В современной, обычной (без особенных «уклонов») школе на русский и литературу по плану выделяется восемь часов в неделю. Из них русскому отводят шесть, литературе – два. В некоторых школах соотношение иное: пять + три. Можно ли литературу освоить за два-три академических часа в неделю?
Программа предусматривает и изучение зарубежной литературы (игнорировать её существование невозможно, не правда ли?). Но предусматривает, скажем так, ненастойчиво, а о какой-либо продуманной системе и говорить не приходится. Так, в течение года программа предлагает учителю познакомить учеников с поэзией Р. Бёрнса, японскими хокку, с рассказами О. Генри и Рэя Бредбери.
В большинстве школ времени на знакомство даже с этими – вполне случайными – текстами не остаётся. Правда, в некоторых школах (может быть, дело в энтузиазме отдельных учителей?) к зарубежной литературе всё-таки обращаются, но[?] в четвёртой четверти. Она, как известно, особенная, в году последняя и вообще – скоро лето!
У меня студенты из разных регионов, со всей страны. И вот что интересно: в последнем наборе есть несколько человек из Нижегородской области и Хабаровского края. И они, надо сказать, демонстрируют неплохую (на общем, разумеется, фоне) осведомлённость в зарубежке. Что это – «региональный компонент», особая склонность местных педагогов-словесников или конкретные проявления творческого подхода к делу, разрешения учителю вносить изменения в программу? Они небольшие. В пределах двадцати процентов. Но позволяют дать хоть какое-то представление о художественной литературе иных стран и народов.

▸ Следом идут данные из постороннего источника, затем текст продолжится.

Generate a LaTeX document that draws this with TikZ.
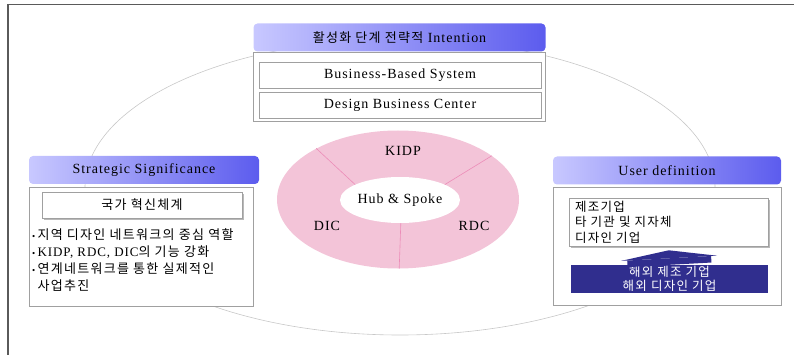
\documentclass[tikz,border=0pt]{standalone}
\usepackage{fontspec}
\setmainfont{Liberation Serif}[LetterSpace=7]
\newfontfamily\kr{Noto Sans CJK KR}[LetterSpace=10]
\usetikzlibrary{arrows.meta,positioning,shapes.geometric,shadows}
\definecolor{HeadLight}{RGB}{200,200,255}
\definecolor{HeadDeep}{RGB}{92,92,238}
\definecolor{PanelGray}{RGB}{160,160,160}
\definecolor{FrameGray}{RGB}{90,90,90}
\definecolor{OrbitGray}{RGB}{200,200,200}
\definecolor{RingPink}{RGB}{243,196,216}
\definecolor{RingLine}{RGB}{236,140,184}
\definecolor{NavyBox}{RGB}{48,46,142}
\newcommand{\dotmark}{{\rmfamily\small•}\,}
\tikzset{
  headbar/.style={rounded corners=4pt, left color=HeadLight, right color=HeadDeep,
    minimum width=#1, minimum height=28pt, inner sep=0pt, font=\fontsize{14}{16}\selectfont},
  headbar/.default=230pt,
  panel/.style={draw=PanelGray, line width=0.8pt, fill=white, inner sep=0pt},
  itembox/.style={draw=PanelGray, line width=0.8pt, fill=white, minimum width=#1,
    minimum height=26pt, inner sep=0pt, font=\fontsize{14}{16}\selectfont},
  itembox/.default=282pt,
  shadebox/.style={draw=PanelGray, line width=0.6pt, fill=white, minimum width=#1,
    drop shadow={shadow xshift=2pt, shadow yshift=-2pt, fill=gray!55, opacity=1}},
  shadebox/.default=200pt,
  ringlabel/.style={font=\fontsize{14}{16}\selectfont, inner sep=1pt},
  blockarr/.style={-{Triangle[length=8pt, width=96pt, line width=0pt]}, line width=84pt, NavyBox},
}
\begin{document}
\begin{tikzpicture}[x=1pt, y=-1pt]
  \useasboundingbox (0,0) rectangle (794,355);
  \draw[FrameGray, line width=1.2pt] (8,355) -- (8,4.5) -- (794,4.5);
  \draw[OrbitGray, line width=0.6pt] (400,187) ellipse [x radius=315, y radius=148];

  % top: intention
  \node[headbar=292pt] (hTop) at (399.5,37.5) {{\kr\fontsize{13}{15}\selectfont 활성화 단계 전략적} Intention};
  \node[panel, minimum width=292pt, minimum height=69pt] (pTop) at (399,86.5) {};
  \node[itembox] (b1) at (400,75) {Business-Based System};
  \node[itembox, below=4pt of b1] (b2) {Design Business Center};

  % left: strategic significance
  \node[headbar=230pt] (hLeft) at (144,170) {Strategic Significance};
  \node[panel, minimum width=224pt, minimum height=119pt] (pLeft) at (141,246.5) {};
  \node[shadebox=200pt, minimum height=26pt, font=\kr\fontsize{13}{15}\selectfont] (nis) at (142,205) {국가 혁신체계};
  \node[anchor=north west, align=left, inner sep=0pt, font=\kr\fontsize{13}{17.3}\selectfont] (bul) at (32,228)
    {\dotmark 지역 디자인 네트워크의 중심 역할\\
     \dotmark{\rmfamily\fontsize{13}{15}\selectfont KIDP, RDC, DIC}의 기능 강화\\
     \dotmark 연계네트워크를 통한 실제적인\\
     \phantom{\dotmark}사업추진};

  % right: user definition
  \node[headbar=228pt] (hRight) at (667,170.5) {User definition};
  \node[panel, minimum width=228pt, minimum height=118pt] (pRight) at (667,246) {};
  \node[shadebox=199pt, minimum height=48pt, align=left, text width=187pt, inner sep=0pt,
    font=\kr\fontsize{12.5}{15.5}\selectfont] (users) at (668.5,222)
    {제조기업\\타 기관 및 지자체\\디자인 기업};
  \node[fill=NavyBox, text=white, minimum width=197pt, minimum height=28pt, inner sep=0pt,
    align=center, font=\kr\fontsize{12.5}{14}\selectfont] (abroad) at (669.5,279)
    {해외 제조 기업\\해외 디자인 기업};
  \draw[blockarr, shorten >=4pt] (abroad.north) -- (users.south);

  % center: hub and spoke
  \node[ellipse, fill=RingPink, minimum width=242pt, minimum height=138pt, inner sep=0pt] (ring) at (398,199.5) {};
  \node[ellipse, fill=white, minimum width=96pt, minimum height=46pt, inner sep=0pt,
    font=\fontsize{14}{16}\selectfont] (hub) at (400,200) {Hub \& Spoke};
  \draw[RingLine, line width=0.6pt] (hub.161) -- (ring.148);
  \draw[RingLine, line width=0.6pt] (hub.19) -- (ring.25);
  \draw[RingLine, line width=0.6pt] (hub.-88) -- (ring.-89);
  \node[ringlabel] (kidp) at (403,151) {KIDP};
  \node[ringlabel] (dic) at (327,226) {DIC};
  \node[ringlabel] (rdc) at (474,226) {RDC};
\end{tikzpicture}
\end{document}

Студенты – недавние школьники – свидетельствуют: из учебного процесса (речь, разумеется, о литературе), по сути, выпадают два последних года – 10-й и 11-й классы. Там – только «натаскивание» на ЕГЭ. Никто не спорит: в своей основе единый государственный экзамен – дело нужное. Он действительно даёт возможность пробиться талантливой молодёжи. Но натаскивание – это всё-таки другое. Стоит ли ради него вычёркивать два года из образовательного процесса?